> **Task details**
Only the span from the line containing "Rebuild this diagram" down to the line containing "(scR) at (392,205);" is to be printed, exactly and inclusively, with pictures omitted.
▼
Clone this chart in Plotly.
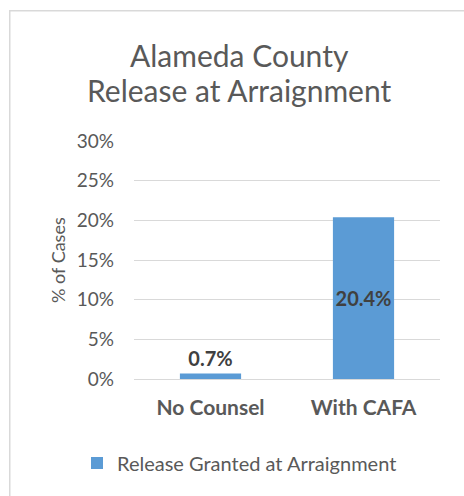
import plotly.graph_objects as go

categories = ["No Counsel", "With CAFA"]
values = [0.7, 20.4]
labels = ["0.7%", "20.4%"]
series_name = "Release Granted at Arraignment"
title_lines = ["Alameda County", "Release at Arraignment"]
y_title = "% of Cases"

FONT = "Lato"
W, H = 464, 496
L, R, T, B = 134, 24, 141, 117
PW, PH = W - L - R, H - T - B

def px(x):
    return (x - L) / PW

def py(y):
    return (H - B - y) / PH

fig = go.Figure()
fig.add_trace(go.Bar(
    x=categories, y=values, name=series_name,
    marker=dict(color="#5B9BD5", line=dict(width=0)),
    text=labels, textposition=["outside", "inside"], textangle=0,
    insidetextanchor="middle", constraintext="none",
    textfont=dict(family=FONT, size=20, color="#404040", weight="bold"),
    cliponaxis=False, showlegend=True,
))

fig.update_layout(
    width=W, height=H,
    margin=dict(l=L, r=R, t=T, b=B),
    paper_bgcolor="white", plot_bgcolor="white",
    bargap=0.6,
    font=dict(family=FONT, color="#595959"),
    showlegend=True,
    legend=dict(orientation="h", x=px(77), xanchor="left", y=py(463), yanchor="middle",
                font=dict(family=FONT, size=20, color="#595959")),
    xaxis=dict(showgrid=False, showline=False, ticks="", ticklabelstandoff=14,
               tickfont=dict(family=FONT, size=21, color="#595959", weight="bold")),
    yaxis=dict(range=[0, 30], dtick=5, ticksuffix="%", showgrid=True,
               gridcolor="#D9D9D9", gridwidth=1, zeroline=True, zerolinecolor="#D9D9D9",
               zerolinewidth=1, showline=False, ticks="", ticklabelstandoff=19,
               tickfont=dict(family=FONT, size=19, color="#595959")),
)

for i, t in enumerate(title_lines):
    fig.add_annotation(text=t, xref="paper", yref="paper", x=px(239), y=py([55, 90][i]),
                       xanchor="center", yanchor="middle", showarrow=False,
                       font=dict(family=FONT, size=30, color="#595959"))

fig.add_annotation(text=y_title, xref="paper", yref="paper", x=px(58), y=py(260),
                   xanchor="center", yanchor="middle", textangle=-90, showarrow=False,
                   font=dict(family=FONT, size=18, color="#595959"))

# chart-area frame: a bordered empty box whose right/bottom edges fall outside the page
fig.add_annotation(text=" ", xref="paper", yref="paper", x=px(9), y=py(10),
                   xanchor="left", yanchor="top", showarrow=False,
                   width=520, height=560, borderpad=0, borderwidth=1.5,
                   bordercolor="#D9D9D9", bgcolor="rgba(0,0,0,0)")

fig.write_html("out.html")
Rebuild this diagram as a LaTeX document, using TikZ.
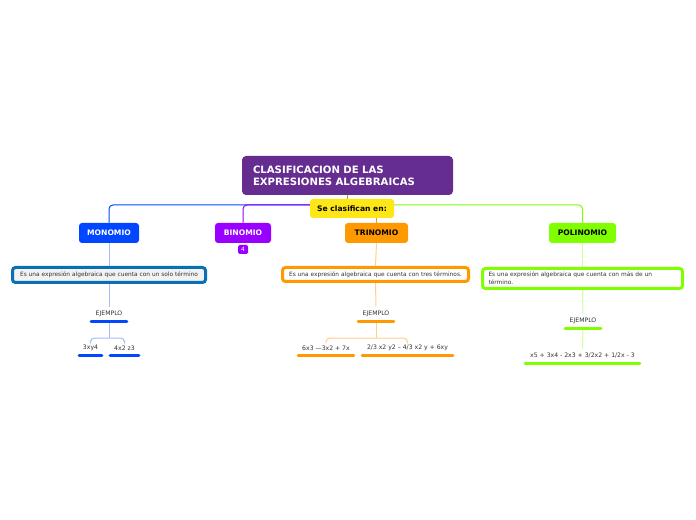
\documentclass[tikz,border=0pt]{standalone}
\usepackage{fontspec}
\setmainfont{DejaVu Sans}
\newcommand{\pxl}{0.75pt}
\definecolor{titleC}{HTML}{662D91}
\definecolor{yelC}{HTML}{FFE617}
\definecolor{monoC}{HTML}{0047FF}
\definecolor{binoC}{HTML}{9900FF}
\definecolor{trinoC}{HTML}{FF9900}
\definecolor{poliC}{HTML}{80FF00}
\definecolor{monoL}{HTML}{A3BBFF}
\definecolor{trinoL}{HTML}{FFD08A}
\definecolor{poliL}{HTML}{CCFF99}
\definecolor{descmB}{HTML}{0A6FB5}
\definecolor{descmF}{HTML}{F2F2F2}
\definecolor{txt}{HTML}{333333}
\definecolor{oliveC}{HTML}{8FB31A}
\begin{document}
\begin{tikzpicture}[x=0.75pt,y=-0.75pt,
  cat/.style={inner sep=0pt, rounded corners=3*\pxl, minimum height=20*\pxl,
    font=\fontsize{5.7pt}{7pt}\selectfont\bfseries},
  descbox/.style={draw, line width=3*\pxl, rounded corners=3*\pxl, inner sep=0pt,
    fill=white, text=txt, font=\fontsize{4.4pt}{6.2pt}\selectfont},
  exnode/.style={inner sep=0pt, minimum height=14*\pxl, text=txt,
    font=\fontsize{4.6pt}{5.5pt}\selectfont},
  bar/.style={line width=3*\pxl, line cap=round},
  conn/.style={line width=1*\pxl},
  turn/.style={conn, rounded corners=4*\pxl}
]
\useasboundingbox (0,0) rectangle (696,520);
\fill[white] (0,0) rectangle (696,520);

% coordinates for the top distribution lines
\coordinate (scL) at (312,205);
\coordinate (scR) at (392,205);

% nodes
\node[fill=titleC, text=white, rounded corners=4*\pxl, inner ysep=0pt, inner xsep=11*\pxl,
  minimum height=39*\pxl, text width=189*\pxl, align=left,
  font=\fontsize{7.6pt}{9pt}\selectfont\bfseries] (title) at (347.5,175.5)
  {CLASIFICACION DE LAS\\EXPRESIONES ALGEBRAICAS};

\node[cat, fill=monoC, text=white, minimum width=60*\pxl] (mono) at (109,233) {MONOMIO};
\node[cat, fill=binoC, text=white, minimum width=56*\pxl] (bino) at (243,233) {BINOMIO};
\node[cat, fill=trinoC, text=black, minimum width=63*\pxl] (trino) at (376.5,233) {TRINOMIO};
\node[cat, fill=poliC, text=black, minimum width=67*\pxl] (poli) at (582.5,233) {POLINOMIO};

% top lines (drawn under the yellow box)
\draw[turn, monoC] (scL) -| (mono.north);
\draw[turn, binoC] (scL) -| (bino.north);
\draw[turn, poliC] (scR) -| (poli.north);

\node[fill=yelC, rounded corners=3*\pxl, inner sep=0pt, minimum width=84*\pxl,
  minimum height=19*\pxl, font=\fontsize{5.7pt}{7pt}\selectfont\bfseries] (sc) at (352,208.5)
  {Se clasifican en:};

\draw[conn, oliveC] (title.south) -- (title.south |- sc.north);
\draw[conn, trinoC] (sc.south -| trino.north) -- (trino.north);

\node[fill=binoC, text=white, rounded corners=1.5*\pxl, inner sep=0pt,
  minimum width=10*\pxl, minimum height=9*\pxl, font=\fontsize{4.4pt}{5pt}\selectfont] (badge) at (243,249.5) {4};

% description boxes
\node[descbox, draw=descmB, fill=descmF, minimum width=193*\pxl, minimum height=15*\pxl] (descm) at (109,275)
  {Es una expresión algebraica que cuenta con un solo término};
\node[descbox, draw=trinoC, minimum width=186*\pxl, minimum height=14*\pxl] (desct) at (375.5,274.5)
  {Es una expresión algebraica que cuenta con tres términos.};
\node[descbox, draw=poliC, minimum width=200*\pxl, minimum height=20*\pxl, inner xsep=6*\pxl,
  text width=188*\pxl, align=left] (descp) at (582.5,278.5)
  {Es una expresión algebraica que cuenta con más de un\\término.};

% example nodes
\node[exnode, minimum width=35*\pxl] (ejm) at (109,314) {EJEMPLO};
\node[exnode, minimum width=22*\pxl] (m1) at (90.5,348) {3xy4};
\node[exnode, minimum width=28*\pxl] (m2) at (124.5,348) {4x2 z3};

\node[exnode, minimum width=35*\pxl] (ejt) at (376,314) {EJEMPLO};
\node[exnode, minimum width=55*\pxl] (t1) at (326,348) {6x3 —3x2 + 7x};
\node[exnode, minimum width=90*\pxl] (t2) at (407.5,348) {2/3 x2 y2 – 4/3 x2 y + 6xy};

\node[exnode, minimum width=35*\pxl] (ejp) at (583,321) {EJEMPLO};
\node[exnode, minimum width=114*\pxl] (p1) at (582.5,356) {x5 + 3x4 - 2x3 + 3/2x2 + 1/2x - 3};

% bars
\draw[bar, monoC] (ejm.south west) -- (ejm.south east);
\draw[bar, monoC] (m1.south west) -- (m1.south east);
\draw[bar, monoC] (m2.south west) -- (m2.south east);
\draw[bar, trinoC] (ejt.south west) -- (ejt.south east);
\draw[bar, trinoC] (t1.south west) -- (t1.south east);
\draw[bar, trinoC] (t2.south west) -- (t2.south east);
\draw[bar, poliC] (ejp.south west) -- (ejp.south east);
\draw[bar, poliC] (p1.south west) -- (p1.south east);

% vertical connectors
\draw[conn, monoL] (mono.south) -- (descm.north);
\draw[conn, monoL] (descm.south) -- (ejm.north);
\draw[conn, trinoL] (trino.south) -- (desct.north);
\draw[conn, trinoL] (desct.south) -- (ejt.north);
\draw[conn, poliL] (poli.south) -- (descp.north);
\draw[conn, poliL] (descp.south) -- (ejp.north);
\draw[conn, poliL] ([yshift=-1.5*\pxl]ejp.south) -- (p1.north);

% brackets
\coordinate (bm) at (109,338);
\draw[conn, monoL] ([yshift=-1.5*\pxl]ejm.south) -- (bm);
\draw[turn, monoL] (m1.north) |- (bm) -| (m2.north);
\coordinate (bt) at (376,338);
\draw[conn, trinoL] ([yshift=-1.5*\pxl]ejt.south) -- (bt);
\draw[turn, trinoL] (t1.north) |- (bt) -| (t2.north);
\end{tikzpicture}
\end{document}
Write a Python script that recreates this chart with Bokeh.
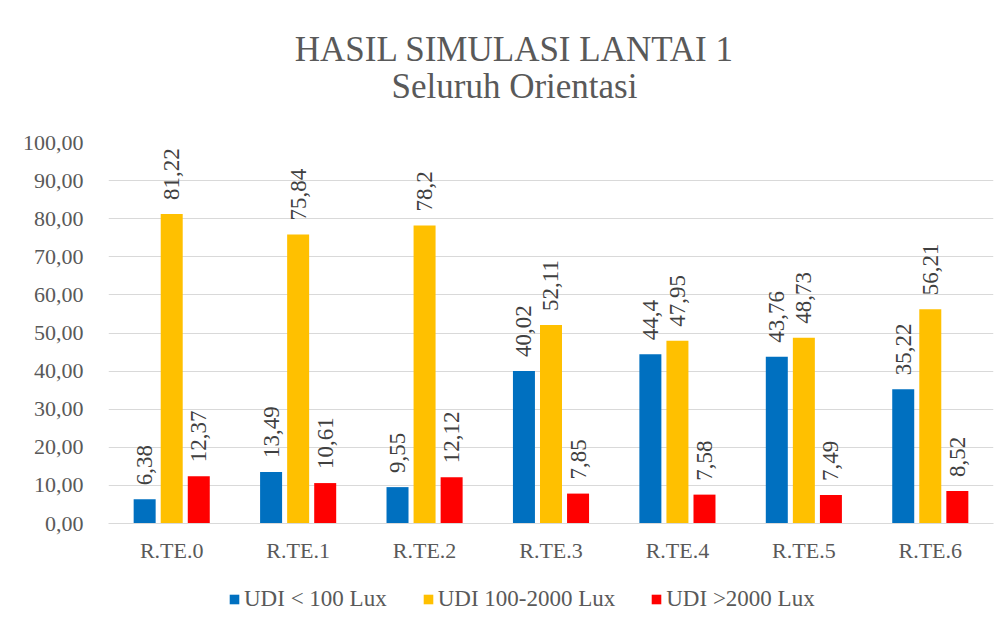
▲
> **Finished answer**
Rebuild this diagram as a LaTeX document, using TikZ.
\documentclass[tikz,border=0pt]{standalone}
\usepackage{fontspec}
\setmainfont{DejaVu Sans}
\newcommand{\pxl}{0.75pt}
\definecolor{titleC}{HTML}{662D91}
\definecolor{yelC}{HTML}{FFE617}
\definecolor{monoC}{HTML}{0047FF}
\definecolor{binoC}{HTML}{9900FF}
\definecolor{trinoC}{HTML}{FF9900}
\definecolor{poliC}{HTML}{80FF00}
\definecolor{monoL}{HTML}{A3BBFF}
\definecolor{trinoL}{HTML}{FFD08A}
\definecolor{poliL}{HTML}{CCFF99}
\definecolor{descmB}{HTML}{0A6FB5}
\definecolor{descmF}{HTML}{F2F2F2}
\definecolor{txt}{HTML}{333333}
\definecolor{oliveC}{HTML}{8FB31A}
\begin{document}
\begin{tikzpicture}[x=0.75pt,y=-0.75pt,
  cat/.style={inner sep=0pt, rounded corners=3*\pxl, minimum height=20*\pxl,
    font=\fontsize{5.7pt}{7pt}\selectfont\bfseries},
  descbox/.style={draw, line width=3*\pxl, rounded corners=3*\pxl, inner sep=0pt,
    fill=white, text=txt, font=\fontsize{4.4pt}{6.2pt}\selectfont},
  exnode/.style={inner sep=0pt, minimum height=14*\pxl, text=txt,
    font=\fontsize{4.6pt}{5.5pt}\selectfont},
  bar/.style={line width=3*\pxl, line cap=round},
  conn/.style={line width=1*\pxl},
  turn/.style={conn, rounded corners=4*\pxl}
]
\useasboundingbox (0,0) rectangle (696,520);
\fill[white] (0,0) rectangle (696,520);

% coordinates for the top distribution lines
\coordinate (scL) at (312,205);
\coordinate (scR) at (392,205);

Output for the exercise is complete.